Хорошие яблони в умеренной зоне вырастить непросто, они прихотливы к почве, теплу и солнцу, и каждое плодоносящее дерево берегут, тщательно ухаживают за его здоровьем. Сломанные не до конца большие ветви рубить не станут, а помогут дереву.  Их притянут к стволу на то же место, закрывая трещину, надеясь на приживление. Как прививки из молодых сортовых веточек приживаются на дичке, так и крупная ветвь, сохранившая кору, то есть кровообращение дерева, способна срастись частично или полностью обратно, но трещина, в которую попала вода, микробы, будет вытравливать и размягчать древесину всю оставшуюся жизнь.

Телесно женщина почти восстановила здоровье, но что то внутри вылечить не смогли. Война оставила след , трещина.. глубокая трещина до сердцевины осталась навсегда в душе человека.

Яблоня будет жить еще долго, на сломанных когда то ветках успешно могут созревать новые плоды, так как корни питают, а поверхность древесины доносит соки до яблок.

Чернеет, тлеет, а может быть и гниет изнутри человек, получивший удар, пулю, не предотвративший коварство, не распознавший силу, самонадеянно поверивший в себя, или пожелавшей просить большего у стихии.

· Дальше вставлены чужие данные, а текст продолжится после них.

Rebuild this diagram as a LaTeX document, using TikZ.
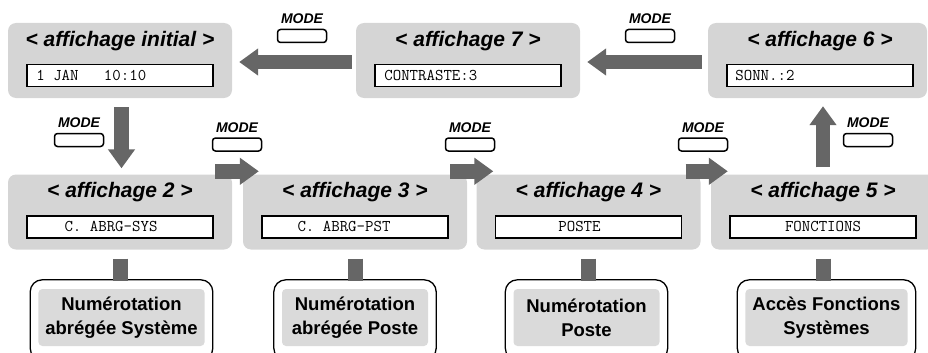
\documentclass[tikz,border=0pt]{standalone}
\usepackage{fontspec}
\setmainfont{Liberation Sans}
\usetikzlibrary{arrows.meta,calc,fit}
\definecolor{boxgray}{RGB}{213,213,213}
\definecolor{lblgray}{RGB}{218,218,218}
\definecolor{arrowgray}{RGB}{102,102,102}
\tikzset{
  dispbox/.style={rectangle, rounded corners=8pt, fill=boxgray, minimum width=224pt, minimum height=75pt, inner sep=0pt},
  disptitle/.style={font=\fontsize{21}{24}\selectfont\bfseries\itshape, inner sep=0pt},
  lcd/.style={rectangle, draw=black, line width=1.6pt, fill=white, minimum width=186pt, minimum height=22pt, inner sep=0pt},
  lcdtext/.style={font=\fontsize{16.4}{18}\selectfont\ttfamily, inner sep=0pt},
  bigarrow/.style={draw=arrowgray, line width=14.5pt, -{Triangle[width=26pt,length=19pt]}},
  conn/.style={draw=arrowgray, line width=15pt},
  modebtn/.style={rectangle, draw=black, line width=1.5pt, rounded corners=3pt, minimum width=49pt, minimum height=13pt, inner sep=0pt},
  modelbl/.style={font=\fontsize{14}{16}\selectfont\bfseries\itshape, inner sep=0pt},
  lbl/.style={rectangle, fill=lblgray, rounded corners=4pt, minimum width=146pt, minimum height=57pt, inner xsep=7pt, inner ysep=0pt, align=center, font=\fontsize{18.5}{24}\selectfont\bfseries},
  outl/.style={rectangle, draw=black, line width=1.3pt, rounded corners=12pt, inner sep=0pt}
}
\begin{document}
\begin{tikzpicture}[x=1pt,y=-1pt]
\useasboundingbox (0,0) rectangle (928,353);
% top row
\node[dispbox] (ai) at (120,60.5) {};
\node[dispbox] (a7) at (468,60.5) {};
\node[dispbox, minimum width=219pt] (a6) at (817.5,60.5) {};
% bottom row
\node[dispbox] (a2) at (120,212) {};
\node[dispbox] (a3) at (355,212) {};
\node[dispbox] (a4) at (588.5,212) {};
\node[dispbox] (a5) at (823,212) {};
% titles and displays
\foreach \b/\t/\dx in {ai/initial/0, a7/7/0, a6/6/2.5, a2/2/0, a3/3/0, a4/4/0, a5/5/0}{
  \node[disptitle] (t\b) at ([xshift=\dx pt,yshift=-18pt]\b.north) {< affichage \t{} >};
  \node[lcd] (l\b) at ([xshift=\dx pt,yshift=-52.5pt]\b.north) {};
}
% lcd texts
\node[lcdtext, anchor=west] (xai) at ([xshift=10pt]lai.west) {1 JAN\ \ \ 10:10};
\node[lcdtext, anchor=west] (xa7) at ([xshift=10pt]la7.west) {CONTRASTE:3};
\node[lcdtext, anchor=west] (xa6) at ([xshift=9pt]la6.west) {SONN.:2};
\node[lcdtext] (xa2) at ([xshift=-9pt]la2.center) {C. ABRG-SYS};
\node[lcdtext] (xa3) at ([xshift=-11pt]la3.center) {C. ABRG-PST};
\node[lcdtext] (xa4) at ([xshift=-9pt]la4.center) {POSTE};
\node[lcdtext] (xa5) at (la5.center) {FONCTIONS};
% arrows between displays
\draw[bigarrow] ([xshift=-4pt,yshift=-1.5pt]a7.west) -- ([xshift=7pt,yshift=-1.5pt]ai.east);
\draw[bigarrow] ([xshift=-6pt,yshift=-1.5pt]a6.west) -- ([xshift=7pt,yshift=-1.5pt]a7.east);
\draw[bigarrow] ([xshift=1.5pt,yshift=-9pt]ai.south) -- ([xshift=1.5pt,yshift=6pt]a2.north);
\draw[bigarrow] ([yshift=7pt]a5.north) -- ([yshift=-8pt]a5.north |- a6.south);
\draw[bigarrow] ([xshift=-17pt,yshift=3pt]a2.north east) -- ([xshift=16pt,yshift=3pt]a3.north west);
\draw[bigarrow] ([xshift=-17pt,yshift=3pt]a3.north east) -- ([xshift=17pt,yshift=3pt]a4.north west);
\draw[bigarrow] ([xshift=-15pt,yshift=3pt]a4.north east) -- ([xshift=17pt,yshift=3pt]a5.north west);
% MODE buttons
\node[modebtn] (m1) at (302,36) {};
\node[modelbl] (m1t) at ([yshift=17.5pt]m1.center) {MODE};
\node[modebtn] (m2) at (650,36) {};
\node[modelbl] (m2t) at ([yshift=17.5pt]m2.center) {MODE};
\node[modebtn] (m3) at (79,140) {};
\node[modelbl] (m3t) at ([yshift=17.5pt]m3.center) {MODE};
\node[modebtn] (m4) at (237,144.5) {};
\node[modelbl] (m4t) at ([yshift=17pt]m4.center) {MODE};
\node[modebtn] (m5) at (470,144.5) {};
\node[modelbl] (m5t) at ([yshift=17pt]m5.center) {MODE};
\node[modebtn] (m6) at (703,144.5) {};
\node[modelbl] (m6t) at ([yshift=17pt]m6.center) {MODE};
\node[modebtn] (m7) at (868,140) {};
\node[modelbl] (m7t) at ([yshift=17.5pt]m7.center) {MODE};
% bottom labels
\node[lbl] (b2) at (121.5,317.5) {Numérotation\\abrégée Système};
\node[lbl] (b3) at (355,317.5) {Numérotation\\abrégée Poste};
\node[lbl] (b4) at (586.5,317.5) {Numérotation\\Poste};
\node[lbl] (b5) at (826.5,317.5) {Accès Fonctions\\Systèmes};
\foreach \n/\a in {2/a2, 3/a3, 4/a4, 5/a5}{
  \node[outl, fit={($(b\n.north west)+(-8,-9)$) ($(b\n.south east)+(8,14)$)}] (o\n) {};
  \draw[conn] ([yshift=-9pt]\a.south) -- ([yshift=-2pt]\a.south |- o\n.north);
}
\end{tikzpicture}
\end{document}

В войне нет гуманного смысла, но война есть движение, а только движение и есть жизнь, как есть, плохая или хорошая, ласковая или жестокая, взрывающая и греющая, с теплой ненавистью и ледяной любовью. Движение происходит из контраста состояний в стремлении к балансу, теплый воздух стремительно движется в зону холодного, возникает ветер - самое, пожалуй явное олицетворение движения жизни.

Женщина умерла, не рано , ни поздно, лет в 60 с небольшим, как то вечером, без страданий, без ухудшения болезни, без немощности, сердце остановилось,  просто и тихо, так и не открыв никому тайны страданий, страсти, пронизывавшей сквозной струной, вдоль которой вилась вся ее жизнь.